▶ _What is being asked_
Only the lines from the line with "What D3.js code" through the line with "-0.9, -0.6, -0.4];" should be copied, exactly as they appear, with both ends kept.

▶ _Supplied information_
______

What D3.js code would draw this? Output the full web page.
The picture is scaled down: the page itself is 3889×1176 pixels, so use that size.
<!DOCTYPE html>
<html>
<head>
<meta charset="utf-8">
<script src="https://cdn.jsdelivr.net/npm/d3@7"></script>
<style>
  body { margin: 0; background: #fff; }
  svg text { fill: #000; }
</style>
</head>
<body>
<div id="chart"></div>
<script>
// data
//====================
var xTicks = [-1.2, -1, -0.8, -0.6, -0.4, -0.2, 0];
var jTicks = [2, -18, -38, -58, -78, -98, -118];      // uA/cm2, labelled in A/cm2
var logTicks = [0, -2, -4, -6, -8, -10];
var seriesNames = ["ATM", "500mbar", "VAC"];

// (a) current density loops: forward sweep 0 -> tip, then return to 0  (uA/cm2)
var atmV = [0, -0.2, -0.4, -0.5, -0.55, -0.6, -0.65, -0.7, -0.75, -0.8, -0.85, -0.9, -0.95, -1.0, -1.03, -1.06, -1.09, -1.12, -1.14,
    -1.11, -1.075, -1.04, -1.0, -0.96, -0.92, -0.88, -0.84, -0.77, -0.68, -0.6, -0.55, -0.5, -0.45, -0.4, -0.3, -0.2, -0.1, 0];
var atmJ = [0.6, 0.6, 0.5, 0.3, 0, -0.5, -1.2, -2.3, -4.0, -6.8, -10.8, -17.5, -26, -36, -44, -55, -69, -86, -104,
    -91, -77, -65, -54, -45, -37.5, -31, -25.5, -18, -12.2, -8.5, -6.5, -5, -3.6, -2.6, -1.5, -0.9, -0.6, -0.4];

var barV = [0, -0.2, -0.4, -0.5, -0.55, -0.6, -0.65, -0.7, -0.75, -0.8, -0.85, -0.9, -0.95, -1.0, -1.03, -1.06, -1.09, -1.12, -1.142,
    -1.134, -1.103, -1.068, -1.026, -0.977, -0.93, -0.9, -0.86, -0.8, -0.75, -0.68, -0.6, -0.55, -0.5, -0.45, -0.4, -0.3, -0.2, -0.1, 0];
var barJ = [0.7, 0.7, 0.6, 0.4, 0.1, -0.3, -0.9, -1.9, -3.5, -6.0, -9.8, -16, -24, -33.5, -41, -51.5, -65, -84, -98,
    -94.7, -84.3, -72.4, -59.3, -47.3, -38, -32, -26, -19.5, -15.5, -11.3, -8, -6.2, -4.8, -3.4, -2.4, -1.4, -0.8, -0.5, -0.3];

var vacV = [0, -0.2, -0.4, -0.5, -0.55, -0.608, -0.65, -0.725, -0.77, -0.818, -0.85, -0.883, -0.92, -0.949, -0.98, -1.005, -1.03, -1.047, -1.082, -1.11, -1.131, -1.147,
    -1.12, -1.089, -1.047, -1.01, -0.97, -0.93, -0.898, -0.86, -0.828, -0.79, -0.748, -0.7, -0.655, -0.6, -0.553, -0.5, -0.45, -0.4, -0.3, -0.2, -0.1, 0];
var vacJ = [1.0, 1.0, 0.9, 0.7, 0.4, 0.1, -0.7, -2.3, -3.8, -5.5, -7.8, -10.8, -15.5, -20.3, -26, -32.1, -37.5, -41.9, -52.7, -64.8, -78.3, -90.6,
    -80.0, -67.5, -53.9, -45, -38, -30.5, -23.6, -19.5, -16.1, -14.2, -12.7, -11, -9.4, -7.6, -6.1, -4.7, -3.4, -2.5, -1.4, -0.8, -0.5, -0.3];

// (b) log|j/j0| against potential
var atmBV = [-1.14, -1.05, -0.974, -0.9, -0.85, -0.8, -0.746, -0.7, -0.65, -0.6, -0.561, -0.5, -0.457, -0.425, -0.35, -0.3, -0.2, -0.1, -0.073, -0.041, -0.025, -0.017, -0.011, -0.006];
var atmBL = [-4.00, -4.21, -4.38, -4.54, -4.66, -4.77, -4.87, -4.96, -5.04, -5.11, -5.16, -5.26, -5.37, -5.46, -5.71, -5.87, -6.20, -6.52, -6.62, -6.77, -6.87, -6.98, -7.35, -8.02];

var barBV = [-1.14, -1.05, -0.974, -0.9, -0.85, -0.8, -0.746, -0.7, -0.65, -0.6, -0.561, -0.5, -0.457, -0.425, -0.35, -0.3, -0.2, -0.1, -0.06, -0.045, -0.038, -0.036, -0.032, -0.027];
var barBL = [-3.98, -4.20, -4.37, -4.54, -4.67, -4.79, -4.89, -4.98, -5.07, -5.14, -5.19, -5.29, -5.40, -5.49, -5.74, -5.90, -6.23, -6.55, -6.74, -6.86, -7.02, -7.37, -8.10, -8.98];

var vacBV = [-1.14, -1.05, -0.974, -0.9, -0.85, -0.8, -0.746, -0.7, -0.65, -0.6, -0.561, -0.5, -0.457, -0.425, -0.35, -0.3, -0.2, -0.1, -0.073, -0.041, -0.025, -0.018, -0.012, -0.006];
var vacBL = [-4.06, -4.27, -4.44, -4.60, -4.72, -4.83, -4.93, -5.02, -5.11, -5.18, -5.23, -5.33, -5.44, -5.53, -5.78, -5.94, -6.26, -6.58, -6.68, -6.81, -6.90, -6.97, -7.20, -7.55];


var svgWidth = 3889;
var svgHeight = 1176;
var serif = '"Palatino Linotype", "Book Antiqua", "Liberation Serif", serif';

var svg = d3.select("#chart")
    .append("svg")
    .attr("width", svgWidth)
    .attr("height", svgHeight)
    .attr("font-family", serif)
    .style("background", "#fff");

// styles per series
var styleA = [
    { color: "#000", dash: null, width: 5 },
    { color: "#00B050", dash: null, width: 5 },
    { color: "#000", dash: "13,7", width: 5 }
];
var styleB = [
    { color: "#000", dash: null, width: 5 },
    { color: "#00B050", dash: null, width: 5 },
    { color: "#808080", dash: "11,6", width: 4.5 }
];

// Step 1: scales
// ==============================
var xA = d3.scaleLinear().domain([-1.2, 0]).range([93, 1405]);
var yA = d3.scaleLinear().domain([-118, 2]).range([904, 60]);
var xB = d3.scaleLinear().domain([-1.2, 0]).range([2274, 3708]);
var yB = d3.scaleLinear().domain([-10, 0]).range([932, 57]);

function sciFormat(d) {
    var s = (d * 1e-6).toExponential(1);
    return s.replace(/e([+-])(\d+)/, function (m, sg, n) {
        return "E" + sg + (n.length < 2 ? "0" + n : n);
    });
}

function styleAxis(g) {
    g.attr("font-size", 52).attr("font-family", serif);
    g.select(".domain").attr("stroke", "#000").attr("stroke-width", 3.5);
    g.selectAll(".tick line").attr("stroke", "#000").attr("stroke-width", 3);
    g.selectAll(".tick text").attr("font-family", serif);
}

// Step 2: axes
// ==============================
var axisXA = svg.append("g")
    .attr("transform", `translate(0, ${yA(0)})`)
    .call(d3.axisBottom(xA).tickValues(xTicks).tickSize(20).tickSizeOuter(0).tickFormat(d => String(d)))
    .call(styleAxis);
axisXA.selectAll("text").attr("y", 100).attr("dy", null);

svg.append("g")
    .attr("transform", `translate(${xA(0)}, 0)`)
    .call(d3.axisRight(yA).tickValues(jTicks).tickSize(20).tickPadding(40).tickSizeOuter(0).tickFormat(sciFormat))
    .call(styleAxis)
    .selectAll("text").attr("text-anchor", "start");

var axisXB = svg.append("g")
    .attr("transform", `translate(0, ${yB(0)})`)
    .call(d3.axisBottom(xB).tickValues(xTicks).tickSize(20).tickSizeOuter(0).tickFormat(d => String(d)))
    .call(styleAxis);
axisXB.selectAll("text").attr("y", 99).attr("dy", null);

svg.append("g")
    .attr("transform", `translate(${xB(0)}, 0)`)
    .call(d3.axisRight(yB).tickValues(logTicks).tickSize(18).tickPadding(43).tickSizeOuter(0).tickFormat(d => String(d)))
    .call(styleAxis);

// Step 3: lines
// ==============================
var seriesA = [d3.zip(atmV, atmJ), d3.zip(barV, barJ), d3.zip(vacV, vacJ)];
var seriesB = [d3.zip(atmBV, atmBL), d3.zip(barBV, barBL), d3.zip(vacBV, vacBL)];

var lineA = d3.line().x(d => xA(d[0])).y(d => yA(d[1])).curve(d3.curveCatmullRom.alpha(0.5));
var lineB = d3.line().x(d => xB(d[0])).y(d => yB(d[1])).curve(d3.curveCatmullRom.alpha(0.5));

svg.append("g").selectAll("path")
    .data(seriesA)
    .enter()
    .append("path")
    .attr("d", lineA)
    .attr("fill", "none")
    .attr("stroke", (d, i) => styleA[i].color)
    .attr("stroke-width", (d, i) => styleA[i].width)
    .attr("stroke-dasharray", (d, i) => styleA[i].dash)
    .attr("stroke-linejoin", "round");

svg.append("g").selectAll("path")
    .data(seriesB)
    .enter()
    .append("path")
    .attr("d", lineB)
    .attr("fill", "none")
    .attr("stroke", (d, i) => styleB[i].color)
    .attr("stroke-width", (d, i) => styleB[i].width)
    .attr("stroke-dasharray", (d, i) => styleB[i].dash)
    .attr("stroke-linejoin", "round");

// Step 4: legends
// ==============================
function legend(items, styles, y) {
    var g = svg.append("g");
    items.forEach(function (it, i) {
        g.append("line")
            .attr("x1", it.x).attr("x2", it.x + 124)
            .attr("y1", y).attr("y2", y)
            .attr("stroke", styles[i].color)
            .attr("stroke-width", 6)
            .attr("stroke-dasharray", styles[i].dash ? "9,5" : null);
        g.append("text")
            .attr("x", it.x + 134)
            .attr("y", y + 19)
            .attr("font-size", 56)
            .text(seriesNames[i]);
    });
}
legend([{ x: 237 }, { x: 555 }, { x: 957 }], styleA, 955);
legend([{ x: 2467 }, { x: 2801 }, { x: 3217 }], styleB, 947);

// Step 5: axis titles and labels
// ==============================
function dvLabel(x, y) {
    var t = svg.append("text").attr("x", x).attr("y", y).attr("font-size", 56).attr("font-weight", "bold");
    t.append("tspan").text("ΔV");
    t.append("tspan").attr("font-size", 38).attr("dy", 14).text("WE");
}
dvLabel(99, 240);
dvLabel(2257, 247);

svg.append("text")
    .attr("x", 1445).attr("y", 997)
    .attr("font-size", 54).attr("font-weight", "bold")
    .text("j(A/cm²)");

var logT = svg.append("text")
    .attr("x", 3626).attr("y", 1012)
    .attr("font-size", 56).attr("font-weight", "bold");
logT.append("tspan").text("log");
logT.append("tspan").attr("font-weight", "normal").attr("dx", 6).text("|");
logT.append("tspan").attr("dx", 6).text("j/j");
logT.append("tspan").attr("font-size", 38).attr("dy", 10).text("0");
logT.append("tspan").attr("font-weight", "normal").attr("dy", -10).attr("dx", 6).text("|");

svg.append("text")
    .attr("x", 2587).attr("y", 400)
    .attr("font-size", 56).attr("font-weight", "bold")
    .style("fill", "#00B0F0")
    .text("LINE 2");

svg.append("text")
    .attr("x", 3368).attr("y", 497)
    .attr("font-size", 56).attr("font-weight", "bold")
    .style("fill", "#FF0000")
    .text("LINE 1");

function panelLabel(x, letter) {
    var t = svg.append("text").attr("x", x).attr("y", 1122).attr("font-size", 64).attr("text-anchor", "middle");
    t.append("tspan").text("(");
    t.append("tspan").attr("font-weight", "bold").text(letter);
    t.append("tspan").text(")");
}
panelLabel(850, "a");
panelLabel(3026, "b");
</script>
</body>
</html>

______

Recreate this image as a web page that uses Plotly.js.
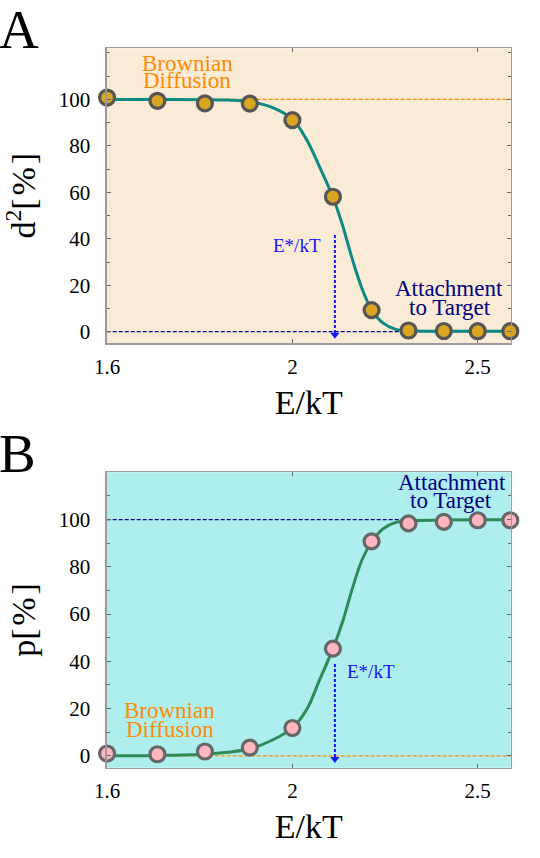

______

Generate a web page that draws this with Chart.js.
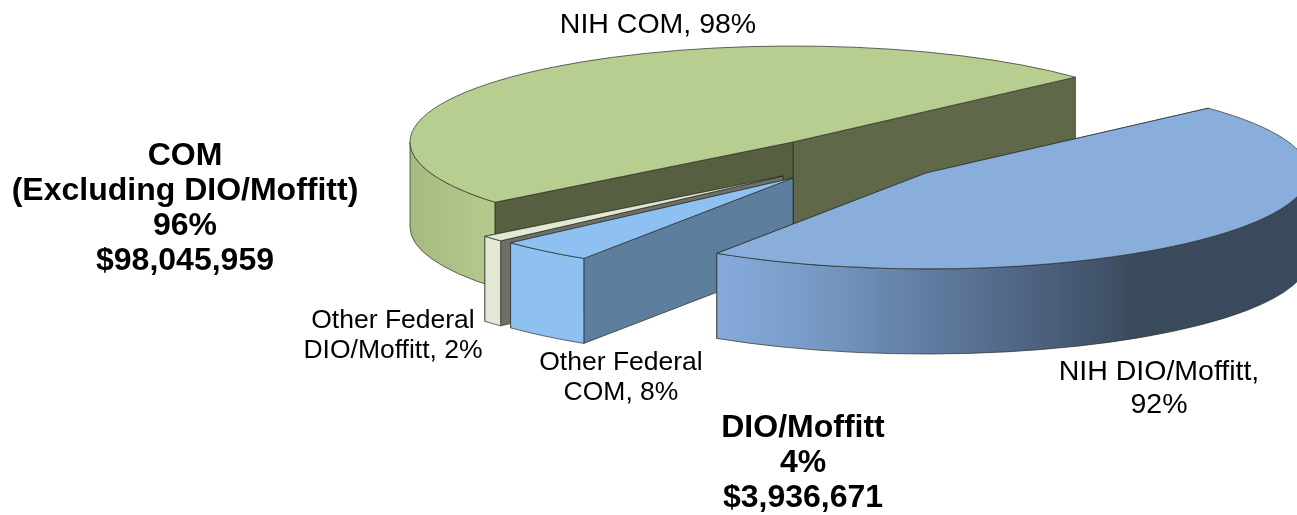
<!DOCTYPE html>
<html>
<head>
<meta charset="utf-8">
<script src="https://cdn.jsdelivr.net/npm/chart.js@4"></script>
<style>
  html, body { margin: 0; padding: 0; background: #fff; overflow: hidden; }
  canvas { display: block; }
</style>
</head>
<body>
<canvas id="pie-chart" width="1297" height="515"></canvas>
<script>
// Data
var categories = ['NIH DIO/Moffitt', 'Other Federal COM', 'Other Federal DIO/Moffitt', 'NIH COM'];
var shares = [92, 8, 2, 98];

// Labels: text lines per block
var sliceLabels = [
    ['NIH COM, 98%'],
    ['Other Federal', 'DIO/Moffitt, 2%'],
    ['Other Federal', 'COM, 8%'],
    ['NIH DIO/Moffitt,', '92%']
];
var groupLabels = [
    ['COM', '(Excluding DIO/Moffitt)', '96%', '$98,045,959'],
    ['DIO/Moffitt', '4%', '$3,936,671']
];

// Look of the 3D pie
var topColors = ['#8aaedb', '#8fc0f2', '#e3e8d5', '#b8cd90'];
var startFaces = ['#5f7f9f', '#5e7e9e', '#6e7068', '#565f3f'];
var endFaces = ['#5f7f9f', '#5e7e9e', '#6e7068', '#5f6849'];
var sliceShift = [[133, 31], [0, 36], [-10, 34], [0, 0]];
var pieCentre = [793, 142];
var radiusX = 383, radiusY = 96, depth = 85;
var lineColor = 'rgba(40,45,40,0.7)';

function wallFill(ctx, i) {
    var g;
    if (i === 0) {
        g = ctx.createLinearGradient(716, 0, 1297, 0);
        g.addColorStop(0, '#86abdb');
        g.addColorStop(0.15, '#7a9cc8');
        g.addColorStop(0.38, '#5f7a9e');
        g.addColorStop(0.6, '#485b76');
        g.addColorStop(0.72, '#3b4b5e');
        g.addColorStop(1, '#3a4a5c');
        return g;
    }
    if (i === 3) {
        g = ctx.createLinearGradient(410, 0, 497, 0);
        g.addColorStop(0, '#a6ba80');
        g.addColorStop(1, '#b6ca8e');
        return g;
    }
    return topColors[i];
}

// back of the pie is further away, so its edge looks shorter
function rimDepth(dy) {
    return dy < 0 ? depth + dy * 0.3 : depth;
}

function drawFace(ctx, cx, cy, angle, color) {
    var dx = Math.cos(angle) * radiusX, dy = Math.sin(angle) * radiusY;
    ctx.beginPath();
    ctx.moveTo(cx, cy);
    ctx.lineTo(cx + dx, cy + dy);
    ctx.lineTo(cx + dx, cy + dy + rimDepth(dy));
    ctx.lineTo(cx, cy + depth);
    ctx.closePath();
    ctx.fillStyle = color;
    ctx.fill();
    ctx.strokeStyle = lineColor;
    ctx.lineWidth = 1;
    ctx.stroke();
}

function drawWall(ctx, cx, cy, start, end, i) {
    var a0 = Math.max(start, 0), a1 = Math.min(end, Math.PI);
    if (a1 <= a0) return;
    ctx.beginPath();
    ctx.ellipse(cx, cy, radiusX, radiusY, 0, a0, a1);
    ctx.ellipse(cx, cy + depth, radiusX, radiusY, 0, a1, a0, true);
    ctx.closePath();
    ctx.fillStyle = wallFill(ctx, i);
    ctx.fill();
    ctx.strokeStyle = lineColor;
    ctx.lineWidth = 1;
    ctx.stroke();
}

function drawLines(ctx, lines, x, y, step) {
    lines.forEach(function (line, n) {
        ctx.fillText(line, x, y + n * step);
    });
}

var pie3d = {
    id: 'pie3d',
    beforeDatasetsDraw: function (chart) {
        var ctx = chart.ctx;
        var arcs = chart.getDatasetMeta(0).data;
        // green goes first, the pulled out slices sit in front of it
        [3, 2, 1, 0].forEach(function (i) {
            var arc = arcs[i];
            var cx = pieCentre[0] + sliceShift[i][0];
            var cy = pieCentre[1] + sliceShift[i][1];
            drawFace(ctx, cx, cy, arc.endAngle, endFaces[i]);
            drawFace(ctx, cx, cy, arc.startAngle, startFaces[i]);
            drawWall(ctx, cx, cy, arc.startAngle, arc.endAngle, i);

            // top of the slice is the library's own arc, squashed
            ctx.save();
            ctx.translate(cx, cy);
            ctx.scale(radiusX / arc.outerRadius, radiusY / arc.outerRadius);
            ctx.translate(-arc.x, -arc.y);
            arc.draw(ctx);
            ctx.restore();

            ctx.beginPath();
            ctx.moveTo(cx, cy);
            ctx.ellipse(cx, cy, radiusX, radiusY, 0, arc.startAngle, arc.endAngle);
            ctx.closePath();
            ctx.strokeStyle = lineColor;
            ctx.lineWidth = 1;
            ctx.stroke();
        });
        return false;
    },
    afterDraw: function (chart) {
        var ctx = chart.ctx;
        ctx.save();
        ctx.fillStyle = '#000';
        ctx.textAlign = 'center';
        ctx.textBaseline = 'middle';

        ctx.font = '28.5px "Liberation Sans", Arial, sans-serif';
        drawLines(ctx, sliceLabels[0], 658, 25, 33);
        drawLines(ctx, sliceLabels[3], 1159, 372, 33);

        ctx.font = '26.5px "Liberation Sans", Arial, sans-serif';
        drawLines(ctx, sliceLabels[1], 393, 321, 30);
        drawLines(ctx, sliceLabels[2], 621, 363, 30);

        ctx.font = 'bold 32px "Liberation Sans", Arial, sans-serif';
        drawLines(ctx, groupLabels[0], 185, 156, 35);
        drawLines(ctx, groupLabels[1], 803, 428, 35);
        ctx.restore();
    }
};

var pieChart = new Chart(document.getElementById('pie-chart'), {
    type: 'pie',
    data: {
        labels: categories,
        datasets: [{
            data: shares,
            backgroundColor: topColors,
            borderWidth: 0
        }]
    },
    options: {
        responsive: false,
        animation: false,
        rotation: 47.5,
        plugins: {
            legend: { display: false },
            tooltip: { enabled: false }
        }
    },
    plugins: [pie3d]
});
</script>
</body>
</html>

______

▶ _Output for this task_
What D3.js code would draw this? Output the full web page.
The picture is scaled down: the page itself is 3889×1176 pixels, so use that size.
<!DOCTYPE html>
<html>
<head>
<meta charset="utf-8">
<script src="https://cdn.jsdelivr.net/npm/d3@7"></script>
<style>
  body { margin: 0; background: #fff; }
  svg text { fill: #000; }
</style>
</head>
<body>
<div id="chart"></div>
<script>
// data
//====================
var xTicks = [-1.2, -1, -0.8, -0.6, -0.4, -0.2, 0];
var jTicks = [2, -18, -38, -58, -78, -98, -118];      // uA/cm2, labelled in A/cm2
var logTicks = [0, -2, -4, -6, -8, -10];
var seriesNames = ["ATM", "500mbar", "VAC"];

// (a) current density loops: forward sweep 0 -> tip, then return to 0  (uA/cm2)
var atmV = [0, -0.2, -0.4, -0.5, -0.55, -0.6, -0.65, -0.7, -0.75, -0.8, -0.85, -0.9, -0.95, -1.0, -1.03, -1.06, -1.09, -1.12, -1.14,
    -1.11, -1.075, -1.04, -1.0, -0.96, -0.92, -0.88, -0.84, -0.77, -0.68, -0.6, -0.55, -0.5, -0.45, -0.4, -0.3, -0.2, -0.1, 0];
var atmJ = [0.6, 0.6, 0.5, 0.3, 0, -0.5, -1.2, -2.3, -4.0, -6.8, -10.8, -17.5, -26, -36, -44, -55, -69, -86, -104,
    -91, -77, -65, -54, -45, -37.5, -31, -25.5, -18, -12.2, -8.5, -6.5, -5, -3.6, -2.6, -1.5, -0.9, -0.6, -0.4];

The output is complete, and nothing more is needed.